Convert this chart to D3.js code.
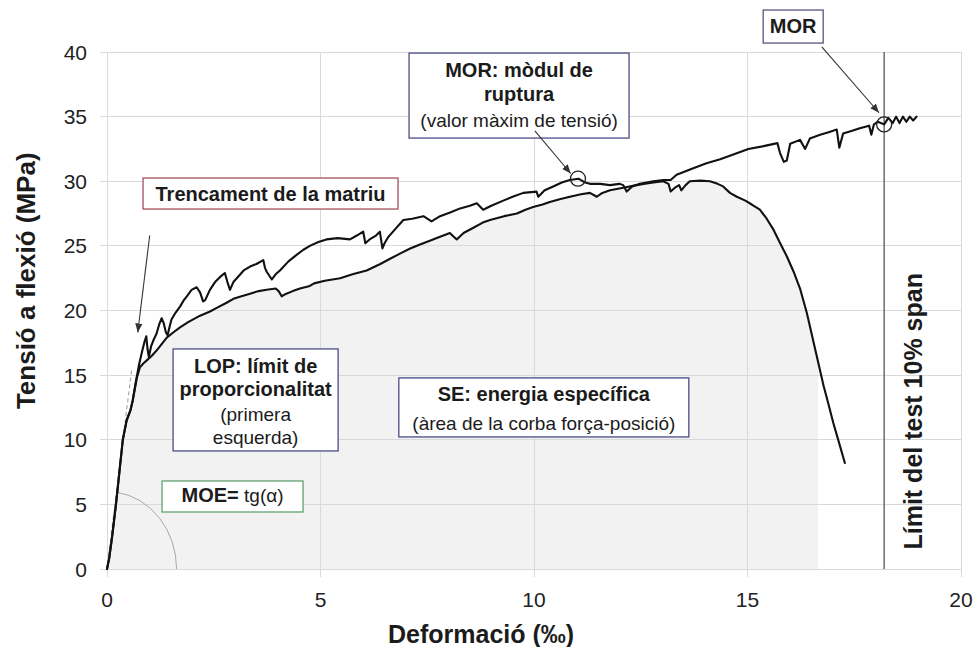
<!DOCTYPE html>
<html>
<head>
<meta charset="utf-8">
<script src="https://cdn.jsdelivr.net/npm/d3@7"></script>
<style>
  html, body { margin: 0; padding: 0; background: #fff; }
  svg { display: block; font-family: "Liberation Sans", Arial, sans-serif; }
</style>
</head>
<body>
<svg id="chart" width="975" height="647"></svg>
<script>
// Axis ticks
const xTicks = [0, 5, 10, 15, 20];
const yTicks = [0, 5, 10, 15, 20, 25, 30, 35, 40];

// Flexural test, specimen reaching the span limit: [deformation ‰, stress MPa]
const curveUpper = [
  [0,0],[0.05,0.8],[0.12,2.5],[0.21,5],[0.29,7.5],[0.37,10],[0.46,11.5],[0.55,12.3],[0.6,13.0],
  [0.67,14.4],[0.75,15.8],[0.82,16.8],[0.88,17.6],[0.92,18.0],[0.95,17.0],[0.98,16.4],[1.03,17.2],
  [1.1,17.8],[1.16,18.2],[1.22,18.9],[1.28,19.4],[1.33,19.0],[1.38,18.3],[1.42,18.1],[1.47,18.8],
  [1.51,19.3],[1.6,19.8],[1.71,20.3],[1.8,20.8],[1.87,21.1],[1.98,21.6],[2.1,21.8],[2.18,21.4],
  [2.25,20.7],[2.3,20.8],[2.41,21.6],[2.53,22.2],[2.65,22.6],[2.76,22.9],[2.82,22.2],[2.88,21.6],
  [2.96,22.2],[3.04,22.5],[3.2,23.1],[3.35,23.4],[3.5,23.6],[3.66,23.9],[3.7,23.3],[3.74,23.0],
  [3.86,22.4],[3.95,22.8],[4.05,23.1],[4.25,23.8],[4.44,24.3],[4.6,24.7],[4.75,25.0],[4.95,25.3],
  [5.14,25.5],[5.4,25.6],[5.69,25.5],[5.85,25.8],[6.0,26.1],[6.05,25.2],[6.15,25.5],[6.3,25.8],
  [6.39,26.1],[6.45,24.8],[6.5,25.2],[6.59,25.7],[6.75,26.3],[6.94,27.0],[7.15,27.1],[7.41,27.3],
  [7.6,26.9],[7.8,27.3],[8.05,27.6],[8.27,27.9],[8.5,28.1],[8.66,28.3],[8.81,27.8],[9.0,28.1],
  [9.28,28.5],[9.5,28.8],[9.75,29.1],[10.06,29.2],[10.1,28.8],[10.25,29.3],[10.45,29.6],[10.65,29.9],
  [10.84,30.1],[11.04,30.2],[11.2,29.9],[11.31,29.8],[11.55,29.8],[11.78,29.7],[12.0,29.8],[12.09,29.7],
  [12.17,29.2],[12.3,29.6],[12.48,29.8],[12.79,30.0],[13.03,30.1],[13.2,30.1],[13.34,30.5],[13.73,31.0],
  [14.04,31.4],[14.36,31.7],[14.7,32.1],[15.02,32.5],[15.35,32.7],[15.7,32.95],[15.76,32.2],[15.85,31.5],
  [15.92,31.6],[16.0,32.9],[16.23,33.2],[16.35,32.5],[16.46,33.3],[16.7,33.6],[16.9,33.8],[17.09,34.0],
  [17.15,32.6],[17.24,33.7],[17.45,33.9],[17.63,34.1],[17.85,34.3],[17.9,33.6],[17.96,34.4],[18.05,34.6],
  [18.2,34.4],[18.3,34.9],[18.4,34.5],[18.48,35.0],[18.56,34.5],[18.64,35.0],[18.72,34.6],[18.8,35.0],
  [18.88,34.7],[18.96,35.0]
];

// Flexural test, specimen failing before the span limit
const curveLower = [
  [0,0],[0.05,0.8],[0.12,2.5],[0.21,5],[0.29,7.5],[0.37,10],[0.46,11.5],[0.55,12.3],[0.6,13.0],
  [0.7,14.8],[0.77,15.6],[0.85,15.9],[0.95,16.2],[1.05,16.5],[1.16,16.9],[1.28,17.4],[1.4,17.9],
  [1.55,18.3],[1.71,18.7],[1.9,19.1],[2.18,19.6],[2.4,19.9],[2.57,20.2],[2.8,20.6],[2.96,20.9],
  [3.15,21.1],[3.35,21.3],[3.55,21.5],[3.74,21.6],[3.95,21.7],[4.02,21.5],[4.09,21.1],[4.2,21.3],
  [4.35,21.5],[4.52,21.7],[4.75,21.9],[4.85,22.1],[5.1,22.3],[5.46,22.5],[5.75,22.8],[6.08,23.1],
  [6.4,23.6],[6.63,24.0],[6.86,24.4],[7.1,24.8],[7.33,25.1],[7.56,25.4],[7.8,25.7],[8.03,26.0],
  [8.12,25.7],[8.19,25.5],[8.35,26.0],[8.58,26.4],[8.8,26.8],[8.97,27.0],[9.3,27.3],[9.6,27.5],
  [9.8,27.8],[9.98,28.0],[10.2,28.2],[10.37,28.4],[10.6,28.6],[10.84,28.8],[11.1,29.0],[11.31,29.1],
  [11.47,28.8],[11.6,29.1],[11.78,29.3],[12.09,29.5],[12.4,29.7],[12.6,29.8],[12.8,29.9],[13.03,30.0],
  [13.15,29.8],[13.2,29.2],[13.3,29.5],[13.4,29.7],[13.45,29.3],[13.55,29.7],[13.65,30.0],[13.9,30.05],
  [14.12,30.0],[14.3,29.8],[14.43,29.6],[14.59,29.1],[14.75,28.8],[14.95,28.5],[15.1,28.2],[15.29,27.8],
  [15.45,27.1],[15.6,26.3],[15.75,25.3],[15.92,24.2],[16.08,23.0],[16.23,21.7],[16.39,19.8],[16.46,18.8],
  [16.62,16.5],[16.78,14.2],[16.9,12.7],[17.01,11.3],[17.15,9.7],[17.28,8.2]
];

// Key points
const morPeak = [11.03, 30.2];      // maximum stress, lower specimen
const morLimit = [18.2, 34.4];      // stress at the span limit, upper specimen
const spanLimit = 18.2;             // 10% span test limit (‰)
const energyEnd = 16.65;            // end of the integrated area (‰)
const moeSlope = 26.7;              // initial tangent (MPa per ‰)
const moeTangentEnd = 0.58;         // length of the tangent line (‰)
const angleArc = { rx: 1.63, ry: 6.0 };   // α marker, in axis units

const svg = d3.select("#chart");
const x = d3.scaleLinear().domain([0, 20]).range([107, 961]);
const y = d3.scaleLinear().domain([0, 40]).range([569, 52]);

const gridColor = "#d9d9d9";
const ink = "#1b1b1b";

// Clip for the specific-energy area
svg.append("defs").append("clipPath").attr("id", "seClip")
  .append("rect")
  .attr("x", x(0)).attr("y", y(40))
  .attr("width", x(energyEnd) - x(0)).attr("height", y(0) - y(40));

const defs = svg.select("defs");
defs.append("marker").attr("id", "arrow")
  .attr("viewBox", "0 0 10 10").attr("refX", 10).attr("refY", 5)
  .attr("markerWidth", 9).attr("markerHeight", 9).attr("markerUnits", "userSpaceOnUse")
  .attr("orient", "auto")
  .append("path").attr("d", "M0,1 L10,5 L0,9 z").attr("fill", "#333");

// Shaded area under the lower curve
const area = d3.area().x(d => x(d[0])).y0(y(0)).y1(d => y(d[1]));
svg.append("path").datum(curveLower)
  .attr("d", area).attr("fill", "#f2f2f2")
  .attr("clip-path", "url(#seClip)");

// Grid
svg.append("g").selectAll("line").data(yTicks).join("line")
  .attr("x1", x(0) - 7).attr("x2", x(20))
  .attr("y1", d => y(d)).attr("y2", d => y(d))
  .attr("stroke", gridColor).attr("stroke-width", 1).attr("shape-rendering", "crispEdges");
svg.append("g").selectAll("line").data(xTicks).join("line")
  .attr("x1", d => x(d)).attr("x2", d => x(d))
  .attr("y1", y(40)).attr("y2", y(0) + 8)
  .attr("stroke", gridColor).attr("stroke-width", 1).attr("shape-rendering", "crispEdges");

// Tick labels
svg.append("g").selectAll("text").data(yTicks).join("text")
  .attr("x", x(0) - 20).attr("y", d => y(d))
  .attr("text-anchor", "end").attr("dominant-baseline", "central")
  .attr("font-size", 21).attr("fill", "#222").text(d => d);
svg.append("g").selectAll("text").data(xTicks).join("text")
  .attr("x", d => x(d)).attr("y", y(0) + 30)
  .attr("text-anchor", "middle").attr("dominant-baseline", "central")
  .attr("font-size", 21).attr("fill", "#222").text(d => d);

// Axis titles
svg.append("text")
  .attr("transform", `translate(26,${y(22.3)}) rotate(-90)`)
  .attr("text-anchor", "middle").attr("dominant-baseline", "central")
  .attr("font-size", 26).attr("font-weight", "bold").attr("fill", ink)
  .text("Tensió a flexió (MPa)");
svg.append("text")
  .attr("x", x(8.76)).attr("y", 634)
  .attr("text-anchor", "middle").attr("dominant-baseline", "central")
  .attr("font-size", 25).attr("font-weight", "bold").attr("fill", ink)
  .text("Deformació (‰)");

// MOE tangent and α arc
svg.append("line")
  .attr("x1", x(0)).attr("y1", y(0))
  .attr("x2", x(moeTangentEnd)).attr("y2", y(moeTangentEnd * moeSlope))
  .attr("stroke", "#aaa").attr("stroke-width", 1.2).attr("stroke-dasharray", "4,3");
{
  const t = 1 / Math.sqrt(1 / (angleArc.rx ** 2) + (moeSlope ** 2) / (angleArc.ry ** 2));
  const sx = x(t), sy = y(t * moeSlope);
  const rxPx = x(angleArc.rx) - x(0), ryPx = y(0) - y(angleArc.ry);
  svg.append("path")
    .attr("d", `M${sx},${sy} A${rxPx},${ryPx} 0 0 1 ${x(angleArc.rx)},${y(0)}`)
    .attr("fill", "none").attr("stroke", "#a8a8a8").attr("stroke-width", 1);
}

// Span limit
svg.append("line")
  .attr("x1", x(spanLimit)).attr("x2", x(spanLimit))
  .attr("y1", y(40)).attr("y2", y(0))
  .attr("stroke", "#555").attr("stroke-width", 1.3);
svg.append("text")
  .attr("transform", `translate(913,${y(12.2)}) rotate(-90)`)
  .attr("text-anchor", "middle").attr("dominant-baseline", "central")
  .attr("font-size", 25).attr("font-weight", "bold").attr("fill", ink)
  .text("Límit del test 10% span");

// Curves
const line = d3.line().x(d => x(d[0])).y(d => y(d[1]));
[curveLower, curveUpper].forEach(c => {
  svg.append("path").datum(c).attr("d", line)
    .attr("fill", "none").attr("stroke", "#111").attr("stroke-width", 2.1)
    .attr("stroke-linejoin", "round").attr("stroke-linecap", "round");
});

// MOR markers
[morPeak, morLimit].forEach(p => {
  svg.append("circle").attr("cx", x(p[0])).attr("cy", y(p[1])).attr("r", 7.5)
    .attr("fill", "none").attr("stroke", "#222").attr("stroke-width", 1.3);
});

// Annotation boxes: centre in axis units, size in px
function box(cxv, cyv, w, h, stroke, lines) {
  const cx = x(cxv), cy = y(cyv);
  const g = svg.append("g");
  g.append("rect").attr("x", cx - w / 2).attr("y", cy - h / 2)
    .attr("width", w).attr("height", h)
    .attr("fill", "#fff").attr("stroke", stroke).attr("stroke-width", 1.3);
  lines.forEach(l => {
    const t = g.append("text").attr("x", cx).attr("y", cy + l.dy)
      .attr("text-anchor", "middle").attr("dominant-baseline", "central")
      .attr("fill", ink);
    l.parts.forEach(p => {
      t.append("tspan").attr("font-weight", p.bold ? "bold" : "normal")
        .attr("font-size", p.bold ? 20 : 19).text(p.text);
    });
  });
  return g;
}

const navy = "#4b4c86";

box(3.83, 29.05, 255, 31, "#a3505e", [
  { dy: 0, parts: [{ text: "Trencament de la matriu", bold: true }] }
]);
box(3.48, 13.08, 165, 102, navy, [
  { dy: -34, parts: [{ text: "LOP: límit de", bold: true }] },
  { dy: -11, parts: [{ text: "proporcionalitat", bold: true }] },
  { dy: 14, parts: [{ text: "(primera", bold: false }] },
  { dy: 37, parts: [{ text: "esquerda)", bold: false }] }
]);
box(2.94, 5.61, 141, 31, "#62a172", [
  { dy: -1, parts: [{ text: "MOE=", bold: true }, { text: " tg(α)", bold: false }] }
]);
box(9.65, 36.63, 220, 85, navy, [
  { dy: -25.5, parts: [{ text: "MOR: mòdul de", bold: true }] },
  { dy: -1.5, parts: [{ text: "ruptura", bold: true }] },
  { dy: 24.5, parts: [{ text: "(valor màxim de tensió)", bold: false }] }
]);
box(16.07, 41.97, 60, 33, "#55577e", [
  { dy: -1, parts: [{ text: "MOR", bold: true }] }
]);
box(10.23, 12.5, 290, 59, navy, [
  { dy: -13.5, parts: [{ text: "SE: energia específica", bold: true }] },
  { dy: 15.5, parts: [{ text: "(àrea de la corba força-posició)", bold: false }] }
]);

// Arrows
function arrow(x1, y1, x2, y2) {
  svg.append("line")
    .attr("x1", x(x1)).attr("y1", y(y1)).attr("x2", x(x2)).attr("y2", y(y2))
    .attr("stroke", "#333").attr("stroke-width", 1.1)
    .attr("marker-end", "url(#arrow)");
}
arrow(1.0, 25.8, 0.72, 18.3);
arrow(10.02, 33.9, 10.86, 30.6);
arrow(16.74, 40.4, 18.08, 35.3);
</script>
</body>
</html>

• [WHAT IS ASKED] Your task is to reproduce exactly the lines from the start of the data above through the line containing "30, 35, 40];", leaving every picture out.

• [WRITTEN ANSWER]
Convert this chart to D3.js code.
<!DOCTYPE html>
<html>
<head>
<meta charset="utf-8">
<script src="https://cdn.jsdelivr.net/npm/d3@7"></script>
<style>
  html, body { margin: 0; padding: 0; background: #fff; }
  svg { display: block; font-family: "Liberation Sans", Arial, sans-serif; }
</style>
</head>
<body>
<svg id="chart" width="975" height="647"></svg>
<script>
// Axis ticks
const xTicks = [0, 5, 10, 15, 20];
const yTicks = [0, 5, 10, 15, 20, 25, 30, 35, 40];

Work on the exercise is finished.